Thursday, January 29, 2015

How Helping Mom with the Bills can Derail an Entire Estate Plan

When clients make decisions regarding access to their financial accounts, they often do so for their own ease or convenience. It is important to review the ownership of bank and investment accounts to ensure that a decision made in the name of simplicity does not result in unintended consequences.

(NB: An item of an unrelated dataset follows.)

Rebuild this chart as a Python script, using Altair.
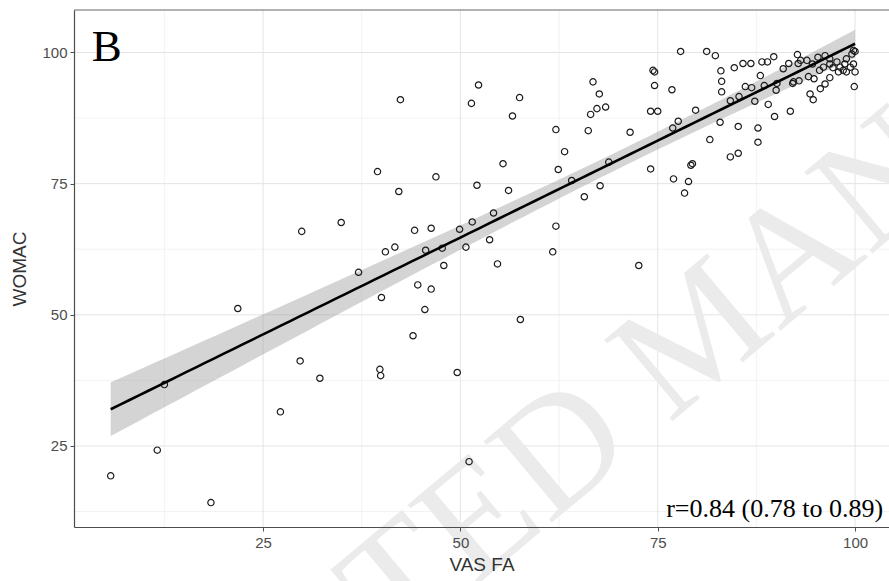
import altair as alt
import numpy as np
import pandas as pd

# ---- data ----
vas_fa = [
    5.7, 11.6, 12.5, 18.4, 21.8, 27.2, 29.7, 32.2, 39.8, 39.9, 49.6, 51.1, 44.0, 45.5, 40.0, 44.6, 46.3, 57.6, 37.1,
    29.9, 34.9, 39.5, 40.5, 41.7, 42.2, 42.4, 44.2, 45.6, 46.3, 46.9, 47.7, 47.9, 49.9, 50.7, 51.4, 51.5, 52.1, 52.3,
    53.7, 54.2, 54.7, 55.4, 56.1, 56.6, 57.5, 61.7, 62.1, 62.1, 62.4, 63.2, 64.1, 65.7, 66.2, 66.5, 66.8, 67.3, 67.6,
    67.7, 68.4, 68.8, 71.5, 72.6,
    74.1, 75.0, 74.1, 74.4, 74.6, 74.6, 76.8, 76.9, 77.0, 77.6, 77.9, 78.4, 78.9, 79.2, 79.4, 79.8, 81.2, 82.3, 81.6,
    82.9, 83.0, 83.1, 83.1, 84.2, 85.3, 84.2, 85.2, 84.7, 85.2, 85.8, 86.8, 86.1, 86.9, 87.3, 87.7, 87.7, 88.0, 88.2,
    88.9, 89.7, 88.5, 89.0, 89.8, 90.0, 90.9, 91.6, 91.8, 92.2, 92.9, 92.7, 92.8, 93.1, 93.9, 94.1, 94.8, 94.3, 94.7,
    94.6, 95.3, 96.2, 96.8, 95.5, 96.0, 95.6, 96.2, 96.8, 96.8, 97.7, 97.2, 97.9, 98.1, 98.5, 98.7, 98.9, 99.6, 100.0,
    99.8, 99.4, 100.0, 98.9, 99.9, 99.8, 90.1, 92.1,
]
womac = [
    19.3, 24.2, 36.7, 14.2, 51.2, 31.5, 41.2, 37.9, 39.6, 38.4, 39.0, 22.0, 46.0, 51.0, 53.3, 55.7, 54.9, 49.1, 58.1,
    65.9, 67.6, 77.3, 62.0, 62.9, 73.5, 91.0, 66.1, 62.3, 66.5, 76.3, 62.7, 59.4, 66.3, 62.9, 90.3, 67.7, 74.7, 93.8,
    64.3, 69.4, 59.7, 78.8, 73.7, 87.9, 91.4, 62.0, 66.9, 85.3, 77.7, 81.1, 75.6, 72.5, 85.1, 88.2, 94.4, 89.3, 92.1,
    74.6, 89.6, 79.1, 84.8, 59.4,
    88.8, 88.8, 77.8, 96.6, 96.3, 93.7, 92.9, 85.6, 75.9, 86.9, 100.2, 73.2, 75.4, 78.5, 78.8, 89.0, 100.2, 99.4, 83.4,
    86.7, 96.5, 94.5, 92.5, 90.8, 91.6, 80.1, 80.8, 97.1, 85.9, 97.9, 97.9, 93.5, 93.3, 90.7, 85.6, 82.9, 95.6, 98.2,
    98.2, 99.2, 93.7, 90.1, 87.8, 92.8, 96.9, 97.9, 88.8, 94.4, 94.6, 99.6, 97.9, 98.5, 98.5, 95.4, 95.0, 92.1, 91.0,
    97.8, 99.1, 99.4, 98.8, 96.6, 97.2, 93.1, 94.0, 95.2, 97.8, 98.2, 97.1, 96.3, 97.2, 96.6, 97.8, 98.8, 99.7, 100.2,
    97.8, 97.2, 96.3, 96.3, 93.5, 100.4, 94.1, 94.1,
]

x_ticks = [25, 50, 75, 100]
y_ticks = [25, 50, 75, 100]
minor_grid = [12.5, 37.5, 62.5, 87.5]
panel_label = "B"
corr_label = "r=0.84 (0.78 to 0.89)"
watermark = "ACCEPTED MANUSCRIPT"
t_crit = 1.974  # two-sided 95% t quantile for n-2 degrees of freedom

X_DOM = [1.05, 104.3]
Y_DOM = [9.55, 108.1]

pts = pd.DataFrame({"vas": vas_fa, "womac": womac})

# ---- linear fit with 95% confidence band (as geom_smooth(method="lm")) ----
x = np.array(vas_fa)
y = np.array(womac)
n = len(x)
slope, intercept = np.polyfit(x, y, 1)
resid = y - (intercept + slope * x)
s = np.sqrt(np.sum(resid ** 2) / (n - 2))
xbar = x.mean()
sxx = np.sum((x - xbar) ** 2)
grid = np.linspace(x.min(), x.max(), 80)
fit = intercept + slope * grid
se = s * np.sqrt(1.0 / n + (grid - xbar) ** 2 / sxx)
band = pd.DataFrame({"vas": grid, "fit": fit, "lo": fit - t_crit * se, "hi": fit + t_crit * se})

xs = alt.Scale(domain=X_DOM, nice=False, zero=False)
ys = alt.Scale(domain=Y_DOM, nice=False, zero=False)

LAB = "Liberation Sans"
SER = "Liberation Serif"

# grid lines (minor then major), drawn beneath everything
minor_x = alt.Chart(pd.DataFrame({"v": minor_grid})).mark_rule(color="#ececec", strokeWidth=0.7).encode(
    x=alt.X("v:Q", scale=xs)
)
minor_y = alt.Chart(pd.DataFrame({"v": minor_grid})).mark_rule(color="#ececec", strokeWidth=0.7).encode(
    y=alt.Y("v:Q", scale=ys)
)
major_x = alt.Chart(pd.DataFrame({"v": x_ticks})).mark_rule(color="#e4e4e4", strokeWidth=1).encode(
    x=alt.X("v:Q", scale=xs)
)
major_y = alt.Chart(pd.DataFrame({"v": y_ticks})).mark_rule(color="#e4e4e4", strokeWidth=1).encode(
    y=alt.Y("v:Q", scale=ys)
)

wm = alt.Chart(pd.DataFrame({"vas": [80.5], "womac": [46.5], "t": [watermark]})).mark_text(
    font=SER, fontSize=162, color="#ebebeb", angle=320, align="center", baseline="middle"
).encode(x=alt.X("vas:Q", scale=xs), y=alt.Y("womac:Q", scale=ys), text="t:N")

area = alt.Chart(band).mark_area(color="#999999", opacity=0.42).encode(
    x=alt.X("vas:Q", scale=xs), y=alt.Y("lo:Q", scale=ys), y2="hi:Q"
)

points = alt.Chart(pts).mark_point(
    shape="circle", filled=False, size=40, strokeWidth=1.2, color="#1a1a1a", opacity=1
).encode(
    x=alt.X(
        "vas:Q", scale=xs,
        axis=alt.Axis(
            values=x_ticks, title="VAS FA", grid=False, zindex=2,
            domainColor="#4d4d4d", domainWidth=1.2, tickColor="#4d4d4d", tickSize=4,
            labelFont=LAB, labelFontSize=15, labelColor="#4d4d4d", labelPadding=4,
            titleFont=LAB, titleFontSize=19, titleFontWeight="normal", titleColor="#333333",
            titlePadding=5,
        ),
    ),
    y=alt.Y(
        "womac:Q", scale=ys,
        axis=alt.Axis(
            values=y_ticks, title="WOMAC", grid=False, zindex=2,
            domainColor="#4d4d4d", domainWidth=1.2, tickColor="#4d4d4d", tickSize=4,
            labelFont=LAB, labelFontSize=15, labelColor="#4d4d4d", labelPadding=3,
            titleFont=LAB, titleFontSize=19, titleFontWeight="normal", titleColor="#333333",
            titlePadding=12,
        ),
    ),
)

line = alt.Chart(band).mark_line(color="black", strokeWidth=2.6).encode(
    x=alt.X("vas:Q", scale=xs), y=alt.Y("fit:Q", scale=ys)
)

label_b = alt.Chart(pd.DataFrame({"vas": [3.3], "womac": [98.4], "t": [panel_label]})).mark_text(
    font=SER, fontSize=45, color="black", align="left", baseline="alphabetic"
).encode(x=alt.X("vas:Q", scale=xs), y=alt.Y("womac:Q", scale=ys), text="t:N")

label_r = alt.Chart(pd.DataFrame({"vas": [103.55], "womac": [11.4], "t": [corr_label]})).mark_text(
    font=SER, fontSize=26, color="black", align="right", baseline="alphabetic"
).encode(x=alt.X("vas:Q", scale=xs), y=alt.Y("womac:Q", scale=ys), text="t:N")

top_border = alt.Chart(pd.DataFrame({"v": [Y_DOM[1]]})).mark_rule(color="#666666", strokeWidth=1.2).encode(
    y=alt.Y("v:Q", scale=ys)
)

chart = alt.layer(
    minor_x, minor_y, major_x, major_y, wm, area, points, line, label_b, label_r, top_border
).properties(
    width=815, height=517,
    padding={"left": 74, "top": 10, "right": 0, "bottom": 54},
    autosize=alt.AutoSizeParams(type="none"),
    background="white",
).configure_view(stroke=None)

chart.save("out.html", embed_options={"renderer": "svg", "actions": False})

     Often older clients have their children assist  them with regular financial activities, like shopping, paying bills, or banking and investment activities. For simplicity, the client adds that child as a co-owner of the client’s bank and/or investment accounts. While in some cases this is not a major issue, co-owning an account with a child can unintentionally skew the client’s distribution to family members under their intended estate plan. 
     When a person dies, assets that they own individually must pass through probate to name the beneficiaries, and assets owned by a client's Living Trust pass pursuant to the terms of the Trust. However, when a client co-owns an account with a child and the child survives the parent, the child becomes the sole owner of the account. Assets that the client intended to pass to a number of different beneficiaries are the property of a single person and not subject to the terms of the Probate Court, Will, or Trust. If a client with three children intends to divide assets equally between those children, but co-owns a checking account and an investment account with one of those children then the other two children stand to inherit substantially less than their parent intended (or possibly be disinherited entirely). 
     Co-ownership during the client’s lifetime may also become a  problem because even though  the client and their child know the child is only an owner to help their parent, creditors do not want to see that distinction. An expensive legal battle may occur to protect the assets from creditors of the children. Additionally, when the client names a child as the co-owner, that child has total access to the bank or investment account. We hope that the child can be trusted, but we have seen a number of situations where the child has used the parent's funds for their own purposes, whether because they have alcohol or drug dependencies or simply are unable to control their own spending impulses. In these situations, not only do the eventual beneficiaries suffer, but also the parent can suffer financial ruin when they otherwise would have been financially comfortable.
     Thankfully, it is easy to avoid at least some of these problems. If the child is trustworthy, the  easiest way is to make the child a signatory on an account without making them a co-owner. The downside to this option is that many institutions do not allow this option. Instead, the parent can execute an immediate power of attorney, allowing the child to act on their behalf with respect to financial decisions. If the client has a Trust, the client can name the child an immediate co-Trustee of the parent’s Living Trust, giving powers to assist the client. These options allow the child legally to  act on their parent’s behalf without unintentionally changing the distribution plan at death or worrying about a child's creditors.
     We realize that for many of our clients the distinction between a child signing a check as the co-owner of an account rather than acting under the terms of a Power of Attorney is unclear and seems overly complicated, which is why education is such an important part of our job as attorneys and counselors. We must make sure that both our clients and their children understand that the risks of co-ownership outweigh any convenience they believe exists and that the alternatives, acting under a Power of Attorney or having a Trust with the child as an immediate co-Trustee are safer and no more difficult. 
     It is attention to details such as these that demonstrate to our clients that estate planning is more than simply drafting documents.  We must be aware of the clients’ assets and counsel them as to the appropriate ownership of the assets, given their situation. While coownership of an asset with the child may be appropriate in certain situations, clients should not enter into it until they understand the consequences of that action.